Short task = Begin with the first line of the material and copy each line word for word through the line that contains "return CX + A * u / w, CY - B * v / w"; the pictures are left out.

Dataset extract =
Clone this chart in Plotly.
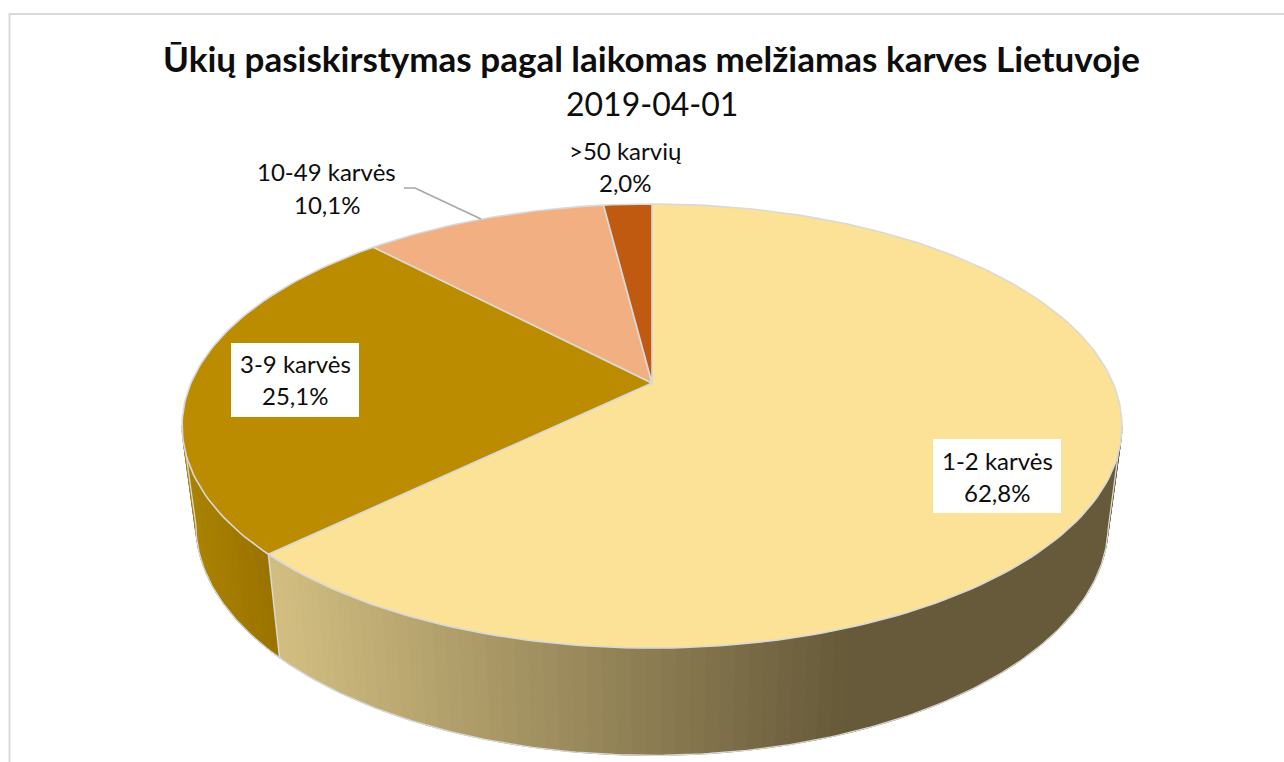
import math
import plotly.graph_objects as go

# ---- data ----
categories = ["1-2 karvės", "3-9 karvės", "10-49 karvės", ">50 karvių"]
shares = [62.8, 25.1, 10.1, 2.0]
title_text = "Ūkių pasiskirstymas pagal laikomas melžiamas karves Lietuvoje"
subtitle_text = "2019-04-01"

# ---- styles ----
top_colors = ["#FBE297", "#BC8C00", "#F1AF82", "#C05A10"]
EDGE = "#D9D9D9"
FONT = "Lato"
TEXT = "#0D0D0D"

# ---- projection of the tilted disc onto the page ----
CX, CY = 652, 383
A, B, K = 461, 213.7, 0.1937
A2, B2, CY2 = 447.5, 222, 480


def rim(t):
    u, v = math.sin(t), math.cos(t)
    w = 1 + K * v
    return CX + A * u / w, CY - B * v / w


def lower(t):
    u, v = math.sin(t), math.cos(t)
    w = 1 + K * v
    return CX + A2 * u / w, CY2 - B2 * v / w


def mix(c0, c1, f):
    f = max(0.0, min(1.0, f))
    return "rgb(%d,%d,%d)" % tuple(round(a + (b - a) * f) for a, b in zip(c0, c1))


def side_color(i, x):
    if i == 0:
        return mix((0xD1, 0xBD, 0x80), (0x67, 0x5A, 0x3A), (x - 280) / 565)
    return mix((0xAA, 0x82, 0x00), (0x9A, 0x72, 0x00), (x - 185) / 85)


fig = go.Figure()

# slice angles follow the shares, clockwise from 12 o'clock
total = sum(shares)
edges = [0.0]
for value in shares:
    edges.append(edges[-1] + value / total * 2 * math.pi)

# side wall (only the part facing the viewer, between the two tangent points)
VIS0 = math.acos(-K)
VIS1 = 2 * math.pi - VIS0
STEP = math.radians(1.5)
for i, value in enumerate(shares):
    a0, a1 = max(edges[i], VIS0), min(edges[i + 1], VIS1)
    t = a0
    while t < a1 - 1e-9:
        t2 = min(t + STEP, a1)
        p1, p2 = rim(t), rim(t2)
        q1, q2 = lower(t), lower(t2)
        col = side_color(i, (p1[0] + p2[0]) / 2)
        fig.add_trace(go.Scatter(
            x=[p1[0], p2[0], q2[0], q1[0], p1[0]],
            y=[p1[1], p2[1], q2[1], q1[1], p1[1]],
            mode="lines", fill="toself", fillcolor=col,
            line=dict(color=col, width=1), hoverinfo="skip", showlegend=False))
        t = t2

# outer lower edge and the divider on the wall
N = 240
low = [rim(VIS0)] + [lower(VIS0 + (VIS1 - VIS0) * n / N) for n in range(N + 1)] + [rim(VIS1)]
fig.add_trace(go.Scatter(x=[p[0] for p in low], y=[p[1] for p in low], mode="lines",
                         line=dict(color=EDGE, width=1.3), hoverinfo="skip", showlegend=False))
p = rim(edges[1])
q = lower(edges[1])
fig.add_trace(go.Scatter(x=[p[0], q[0]], y=[p[1], q[1]], mode="lines",
                         line=dict(color=EDGE, width=1.6), hoverinfo="skip", showlegend=False))

# top face
for i, (name, value) in enumerate(zip(categories, shares)):
    n = max(4, int(value * 3))
    pts = [rim(edges[i] + (edges[i + 1] - edges[i]) * j / n) for j in range(n + 1)]
    xs = [CX] + [p[0] for p in pts] + [CX]
    ys = [CY] + [p[1] for p in pts] + [CY]
    fig.add_trace(go.Scatter(x=xs, y=ys, mode="lines", fill="toself", name=name,
                             fillcolor=top_colors[i],
                             line=dict(color=EDGE, width=1.6), hoverinfo="skip",
                             showlegend=False))

# leader line of the 10-49 label
fig.add_trace(go.Scatter(x=[404, 415, 481], y=[188, 188, 219], mode="lines",
                         line=dict(color="#A6A6A6", width=1.5), hoverinfo="skip",
                         showlegend=False))

# ---- labels ----
label_pos = [(997, 460, 492.5), (295, 363.5, 395.5), (326.5, 171, 204.5), (625, 150.5, 182.5)]
label_boxes = {0: (933, 439, 1061, 513), 1: (231, 343, 359, 417)}
shapes = [dict(type="rect", x0=9.5, y0=14, x1=1300, y1=790, xref="x", yref="y",
               line=dict(color=EDGE, width=2), fillcolor="rgba(0,0,0,0)", layer="below")]
for x0, y0, x1, y1 in label_boxes.values():
    shapes.append(dict(type="rect", x0=x0, y0=y0, x1=x1, y1=y1, xref="x", yref="y",
                       line=dict(width=0), fillcolor="white", layer="above"))

annotations = []
for name, value, (x, y1, y2) in zip(categories, shares, label_pos):
    pct = f"{value:.1f}%".replace(".", ",")
    for txt, y in ((name, y1), (pct, y2)):
        annotations.append(dict(x=x, y=y, xref="x", yref="y", text=txt, showarrow=False,
                                xanchor="center", yanchor="middle",
                                font=dict(family=FONT, size=24, color=TEXT)))
annotations.append(dict(x=651.5, y=103, xref="x", yref="y", text=subtitle_text, showarrow=False,
                        xanchor="center", yanchor="middle",
                        font=dict(family=FONT, size=32, color=TEXT)))
annotations.append(dict(x=651, y=57.5, xref="x", yref="y", text="<b>" + title_text + "</b>",
                        showarrow=False, xanchor="center", yanchor="middle",
                        font=dict(family=FONT, size=35, color=TEXT)))

fig.update_layout(
    width=1284, height=762, margin=dict(l=0, r=0, t=0, b=0),
    paper_bgcolor="white", plot_bgcolor="white", showlegend=False,
    xaxis=dict(range=[0, 1284], visible=False, fixedrange=True),
    yaxis=dict(range=[762, 0], visible=False, fixedrange=True),
    shapes=shapes, annotations=annotations)

fig.write_html("out.html", post_script="document.body.style.margin='0';",
               config={"displayModeBar": False})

Response =
Clone this chart in Plotly.
import math
import plotly.graph_objects as go

# ---- data ----
categories = ["1-2 karvės", "3-9 karvės", "10-49 karvės", ">50 karvių"]
shares = [62.8, 25.1, 10.1, 2.0]
title_text = "Ūkių pasiskirstymas pagal laikomas melžiamas karves Lietuvoje"
subtitle_text = "2019-04-01"

# ---- styles ----
top_colors = ["#FBE297", "#BC8C00", "#F1AF82", "#C05A10"]
EDGE = "#D9D9D9"
FONT = "Lato"
TEXT = "#0D0D0D"

# ---- projection of the tilted disc onto the page ----
CX, CY = 652, 383
A, B, K = 461, 213.7, 0.1937
A2, B2, CY2 = 447.5, 222, 480


def rim(t):
    u, v = math.sin(t), math.cos(t)
    w = 1 + K * v
    return CX + A * u / w, CY - B * v / w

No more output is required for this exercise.